ROMA (WSI) – La decisione formale arriverà stasera quando alla Camera si riunirà l’assemblea dei deputati per assumere una linea il più possibile unanime, ma da una serie di segnali incrociati, Bersani e lo stato maggiore del Pd sarebbero pronti ad una mossa di grande impatto: il via libera a votare un esponente del Movimento 5 Stelle per la presidenza di Montecitorio. E di questi segnali di disponibilità, pur sofferta, del Pd, uno dei più significativi sembra essere il passo indietro del candidato favorito dei Democratici, cioè Dario Franceschini, che ha fatto sapere di non essere disponibile ad assumere quel ruolo neanche nel caso che i grillini facessero marcia indietro rinunciando alla posizione apicale.

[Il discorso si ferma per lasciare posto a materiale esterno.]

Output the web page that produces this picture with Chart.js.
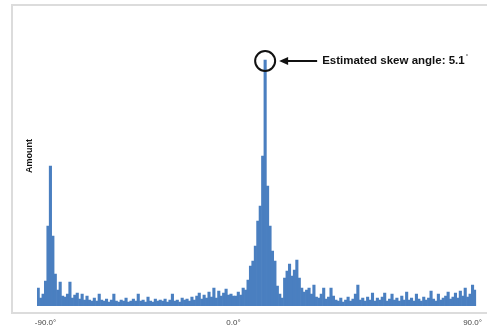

Con l’argomentazione, espressa pare in vari colloqui con i vertici del suo partito, che un conto sarebbe stato assumere questa responsabilità nell’ambito di un progetto complessivo di un’intera legislatura di tipo costituente, altra cosa il respiro che potrebbe avere in una condizione come quella uscita dalle urne, in cui l’incertezza regna sovrana e la durata della legislatura difficilmente sarà quella naturale. Ma non è l’unico indicatore che fa pendere la bilancia del Pd verso questa soluzione, che peraltro lascia perplesso un largo fronte trasversale alle diverse anime interne, con dubbi diffusi sui possibili rischi insiti in questa scelta tra gli stessi bersaniani, lettiani e franceschiniani, veltroniani e bindiani vari. Nel partito ormai il tam tam è questo e tutti si preparano ad avallare quella che viene indicata come la logica conseguenza della linea tenuta fin qui da Bersani, cioè predisporre tutte le condizioni per rendere più difficile ai grillini dire no ad un «governo del cambiamento».
Anche il plenipotenziario del segretario nella triade degli sherpa che porta avanti la tornata di contatti al Senato con le altre forze politiche, cioè Davide Zoggia, uscendo dall’incontro con i «montiani» perplessi sulle aperture ai grillini, fa notare: «Siccome noi abbiamo sempre detto che siamo per il cambiamento e visto che loro hanno un risultato numerico equivalente a quello del Pd, non sarebbe logico, a fronte di una disponibilità da parte dei 5Stelle, non votare un loro candidato…Detto questo, vedremo». I più decisi ad andare avanti su questa linea sembrano essere i «giovani turchi» e i bersaniani e il motivo è semplice: se il tentativo di formare un governo franasse, si dovrebbe votare a giugno con lo stesso Bersani in campo. Che potrebbe giocarsi una sorta di secondo tempo della partita, scaricando a quel punto la responsabilità di nuove elezioni su Grillo; con la tesi, molto utile secondo loro in campagna elettorale, che sarebbe finita così malgrado tutto fosse stato tentato e alla luce del sole, nel modo più corretto: votare un grillino nello scranno più alto della Camera, preparare un programma circostanziato in 8 punti, dire sì al taglio del finanziamento pubblico ai partiti…Insomma, una strategia che dovrebbe condurre alle urne al più presto senza frapporre tempo in mezzo per nuove primarie che potrebbero incoronare Renzi e stravolgere gli equilibri della sinistra. Quindi, alla Camera potrebbe finire con una votazione di un esponente grillino nello scranno più alto, di un vicepresidente sempre di area 5Stelle, due vicepresidenti del Pd e uno del Pdl.
Al Senato, invece, dove l’assemblea Pd è convocata alle 18, la situazione è, se possibile, più complessa e dovrebbe portare, con tutti i condizionali del caso, a votare un candidato del Pd alla presidenza, e il nome più gettonato è quello di Anna Finocchiaro: che alcuni dicono potrebbe ricevere pure un mandato esplorativo come seconda carica dello Stato, per provare a formare un governo se il piano A di Bersani dovesse incepparsi. Insomma una candidatura che col passar delle ore diventa sempre più forte, visto che la subordinata di una presidenza affidata ad un esponente di Scelta Civica, lo stesso Monti o Mario Mauro, sembra tramontata dopo che ieri è sceso il gelo con i diretti interessati. Al Senato, in un incontro di un’ora con gli sherpa del Pd, Zanda, Zoggia e Calipari, la delegazione montiana guidata da Andrea Olivero non ha fatto altro che ripetere, con parole diverse, quanto in sostanza uscito dal vertice con Monti della mattina: una chiusura netta ad un governo Pd-5Stelle e il rilancio di una prospettiva di larghe intese per le riforme. Non proprio un buon viatico per ottenere una presidenza in un clima del genere.